Everything is in motion, everything is in a state of change – there hardly exists a discipline where these statements apply more aptly than to the discipline and profession of design. The history of Design and Art at the Lucerne University of Sciences and Arts demonstrates that people concerned with designing continuously find themselves challenged, even confined by disruptive technologies, economic pressures and changes in social attitudes, norms and behaviours.
However, design thinking and designerly action are not only working “under conditions”. They also contribute to changing them: Designers inquire into the environing conditions that frame current thought and action with the intent to allow for new forms of human interaction – never loosing focus of the overall aim to transform an existing situation into an improved one. Shifts in human values manifest themselves in changes to our design processes, methods, subjects and objects: what can be designed, what shall be designed, what might be designed is a matter of constant negotiations and explorations designers engage in. The history of Design & Art at the Lucerne University of Applied Sciences and Arts serves as evidence that the interplay of leadership, management, organization and society/community assumes a key role in the outcome.
New tasks for design in social and economic contexts
140 years on from the first educational effort at art and design in Lucerne, we find ourselves once again in a time of commotion and disruption. Nothing seems to be what it was and many things and situations can no longer remain as they are. And still, we face the same challenge every human generation has and had to cope with: how, can we build the foundation for necessary social change and and economic innovation and what can design contribute to these human challenges?
Herbert A. Simon, winner of the Noble Prize for his innovative research into decision-making processes in economic organisations confounded both professional designers and his fellow economists with his observation that “everyone is a designer who devices courses of action to transform an existing situation into an improved one” (Simon 1996 ). Simon’s widened the concept of design and the designer and laid the foundation for a new kind of design understanding. His interpretation enables us to think of social innovation and societal changes as a design challenge where we seek to transform an existing situation into a preferred one.
Design theorist Richard Buchanan points to the relevance of design thinking and design doing to everyday life. According to him, there is no area of contemporary life where design – the plan, project or working hypothesis that constitutes the intention in intentional action – is not a significant factor in the formation of human experience» (Buchanan 1992). This implies that social innovation is always concerned with the re- and new formation of human experience and interaction and that both are central to it.

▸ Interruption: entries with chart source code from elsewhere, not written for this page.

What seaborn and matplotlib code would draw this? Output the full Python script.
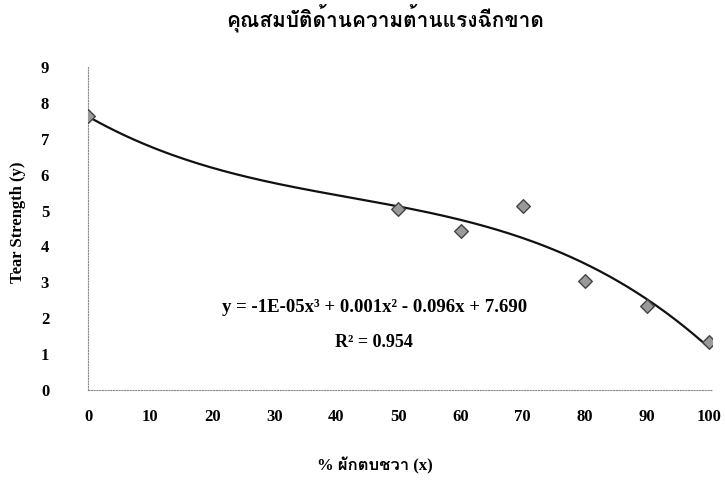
import numpy as np
import pandas as pd
import matplotlib
matplotlib.use("Agg")
import matplotlib.pyplot as plt
from matplotlib import font_manager
from matplotlib.ft2font import FT2Font
import seaborn as sns


TITLE = "คุณสมบัติด้านความต้านแรงฉีกขาด"
X_LABEL = "% ผักตบชวา (x)"
Y_LABEL = "Tear Strength (y)"
EQUATION = "y = -1E-05x³ + 0.001x² - 0.096x + 7.690"
R2_TEXT = "R² = 0.954"

PERCENT = [0, 50, 60, 70, 80, 90, 100]
TEAR_STRENGTH = [7.63, 5.04, 4.43, 5.13, 3.04, 2.34, 1.34]
X_TICKS = list(range(0, 101, 10))
Y_TICKS = list(range(0, 10))


def find_thai_font():
    for entry in font_manager.fontManager.ttflist:
        try:
            if 0x0E01 in FT2Font(entry.fname).get_charmap():
                return entry.name
        except Exception:
            continue
    return None


sns.set_theme(style="white")
thai = find_thai_font()
families = ["Liberation Serif"] + ([thai] if thai else []) + ["DejaVu Sans"]
plt.rcParams["font.family"] = families
plt.rcParams["font.weight"] = "bold"
plt.rcParams["text.color"] = "black"
plt.rcParams["xtick.color"] = "black"
plt.rcParams["ytick.color"] = "black"
plt.rcParams["axes.labelcolor"] = "black"

df = pd.DataFrame({"x": PERCENT, "y": TEAR_STRENGTH})

# cubic trendline, like the spreadsheet one
coef = np.polyfit(df["x"], df["y"], 3)
fit_x = np.linspace(0, 100, 200)
fit_df = pd.DataFrame({"x": fit_x, "y": np.polyval(coef, fit_x)})

fig = plt.figure(figsize=(7.25, 5.03), dpi=100)
ax = fig.add_axes([0.1214, 0.2247, 0.982 - 0.1214, 0.8668 - 0.2247])

sns.lineplot(data=fit_df, x="x", y="y", ax=ax, color="#111111", linewidth=1.6)
sns.scatterplot(data=df, x="x", y="y", ax=ax, marker="D", s=48,
                color="#9a9a9a", edgecolor="#444444", linewidth=1.0, zorder=3)

ax.set_xlim(0, 100.5)
ax.set_ylim(0, 9)
ax.set_xticks(X_TICKS)
ax.set_yticks(Y_TICKS)
ax.tick_params(axis="x", length=0, pad=14, labelsize=12)
ax.tick_params(axis="y", length=0, pad=28, labelsize=12)
for lab in ax.get_xticklabels() + ax.get_yticklabels():
    lab.set_fontweight("bold")

for side in ["top", "right"]:
    ax.spines[side].set_visible(False)
for side in ["left", "bottom"]:
    ax.spines[side].set_linestyle((0, (1, 1.5)))
    ax.spines[side].set_color("#8a8a8a")
    ax.spines[side].set_linewidth(0.8)

ax.set_xlabel("")
ax.set_ylabel(Y_LABEL, fontsize=12, fontweight="bold", labelpad=16)
ax.yaxis.set_label_coords(-0.1, 0.52)

ax.text(46.1, 2.31, EQUATION, ha="center", va="center", fontsize=13.5, fontweight="bold")
ax.text(46.1, 1.31, R2_TEXT, ha="center", va="center", fontsize=13, fontweight="bold")

fig.text(385 / 725, 1 - 18 / 503, TITLE, ha="center", va="center", fontsize=15, fontweight="bold")
fig.text(375 / 725, 1 - 466 / 503, X_LABEL, ha="center", va="center", fontsize=12, fontweight="bold")

fig.savefig("out.png", dpi=100, facecolor="white")
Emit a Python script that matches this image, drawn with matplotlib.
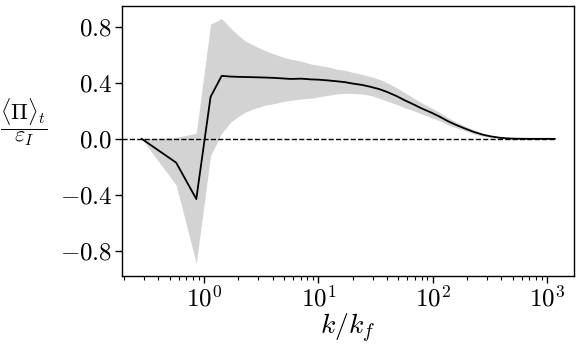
import numpy as np
import matplotlib
matplotlib.use("Agg")
import matplotlib.pyplot as plt
from matplotlib.ticker import FuncFormatter, LogLocator

plt.rcParams['mathtext.fontset'] = 'cm'
plt.rcParams['font.family'] = 'serif'
plt.rcParams['font.serif'] = ['cmr10', 'DejaVu Serif']
plt.rcParams['axes.formatter.use_mathtext'] = True

# wavenumber index and forcing wavenumber
n_index = [1, 2, 3, 4, 5, 6, 7, 8, 10, 12, 14, 17, 20, 25, 30, 35, 42, 50, 60, 70,
           85, 100, 120, 140, 170, 200, 240, 280, 340, 400, 480, 560, 680, 800,
           960, 1120, 1350, 1600, 1900, 2300, 2700, 3200, 3600, 4096]
k_f = 3.5

# time-averaged normalised flux
flux_mean = [0.0, -0.17, -0.43, 0.30, 0.45, 0.445, 0.443, 0.442, 0.44, 0.438, 0.436,
             0.432, 0.428, 0.43, 0.425, 0.423, 0.418, 0.412, 0.405, 0.395, 0.385, 0.372,
             0.355, 0.335, 0.305, 0.275, 0.245, 0.218, 0.188, 0.16, 0.125, 0.10, 0.072,
             0.05, 0.03, 0.018, 0.008, 0.003, 0.001, 0.0, 0.0, 0.0, 0.0, 0.0]
flux_upper = [0.0, 0.01, 0.04, 0.82, 0.86, 0.79, 0.74, 0.70, 0.66, 0.63, 0.61,
              0.585, 0.57, 0.555, 0.535, 0.525, 0.515, 0.50, 0.49, 0.475, 0.46, 0.445,
              0.425, 0.40, 0.365, 0.33, 0.29, 0.258, 0.222, 0.19, 0.15, 0.12, 0.088,
              0.064, 0.04, 0.025, 0.012, 0.005, 0.002, 0.0, 0.0, 0.0, 0.0, 0.0]
flux_lower = [0.0, -0.33, -0.89, -0.12, 0.04, 0.12, 0.16, 0.19, 0.22, 0.24, 0.25,
              0.265, 0.275, 0.285, 0.29, 0.30, 0.31, 0.32, 0.325, 0.325, 0.32, 0.31,
              0.29, 0.27, 0.245, 0.222, 0.20, 0.178, 0.152, 0.13, 0.10, 0.08, 0.056,
              0.036, 0.02, 0.012, 0.004, 0.001, 0.0, 0.0, 0.0, 0.0, 0.0, 0.0]

y_ticks = [-0.8, -0.4, 0.0, 0.4, 0.8]
XMIN, XMAX = 0.192, 1726
YMIN, YMAX = -0.98, 0.95

k = np.array(n_index) / k_f

fig = plt.figure(figsize=(5.81, 3.48), dpi=100)
ax = fig.add_axes([0.210, 0.207, 0.778, 0.776])

ax.fill_between(k, flux_lower, flux_upper, color='#d3d3d3', linewidth=0, zorder=1)
ax.hlines(0, XMIN, k.max(), colors='black', linestyles='--', linewidth=1.0, zorder=2)
ax.plot(k, flux_mean, color='black', linewidth=1.3, zorder=3)

ax.set_xscale('log')
ax.set_xlim(XMIN, XMAX)
ax.set_ylim(YMIN, YMAX)
ax.set_yticks(y_ticks)
ax.yaxis.set_major_formatter(FuncFormatter(lambda v, p: r'$%.1f$' % v))
ax.xaxis.set_minor_locator(LogLocator(base=10, subs=np.arange(2, 10), numticks=20))

ax.tick_params(axis='both', which='major', labelsize=18, length=5, width=1,
               direction='out', pad=2)
ax.tick_params(axis='x', which='minor', length=3, width=0.8, direction='out')
for s in ax.spines.values():
    s.set_linewidth(1.0)

ax.set_xlabel(r'$k/k_f$', fontsize=20, labelpad=0)
ax.set_ylabel(r'$\dfrac{\langle\Pi\rangle_t}{\varepsilon_I}$', fontsize=16, rotation=0,
              labelpad=0, va='center', ha='center')
ax.yaxis.set_label_coords(-0.218, 0.57)

fig.savefig('out.png', dpi=100)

With that, design principles, design methods and design processes move to center stage, always in tow with innovative products and services. But what does it mean «when everybody designs» (Manzini 2015)? Where does design take place? Who engages in design activities, who is in charge of or who feels responsible for which “product” of design in society, industry and business? What kind of «design products» shape our everyday experience and how do they influence how people can engage and interact with each other?
Human-centered design for business, government and public administration
Increasingly, we are looking to the public sector for answers. It is here where managers and their staff continuously develop and device products and services intended to foster and enable desired social and societal changes. Yet, few working on these important issues are aware of the design implications of their work. Even fewer have received training in design methods that would allow for early identification and collaboration with potential users in the early stages of product and service development to ensure that they are relevant, usable and useful to them. At the same time, every public organization is measured by its ability to conceive of, develop and deliver useful, usable, sustainable – and for society as a whole – desirable products and services. It is the only way public organisations can fulfil their social and societal mandate.
If designers can contribute, then how and what? How can they be expected to tackle big issues like healthcare, an ageing society, digitalization, inclusion and integration? What kinds of skills and knowledge do they need to bring? What are the conditions organisations and management have to create in order for design-based approaches to their challenges? Do we need a new kind of design understanding and a different kind of design awareness? Or are we in need of a «design attitude» as described and explained by Kamil Michlewski (2015)? If so, how can we get there? What kinds of examples can we look to? And how does design research figure into this? What tasks can or should we assign design research in this context?
This symposium hosted and organized by the Competence Center for Design and Management explores the disruptions and commotions to see how they create new paths for design research and new areas of practice for design practitioners and design educators at the cross section of organization, management and society. Participants from industry and business will meet with members of public administration and management to discuss with design researchers the meaning and implications of a new design understanding. Over one and a half days, the event will shed light on where, when and how design already plays a role in todays private and public organisations and what design research and practice currently contributes to organizational change and social innovation and where it might in the future.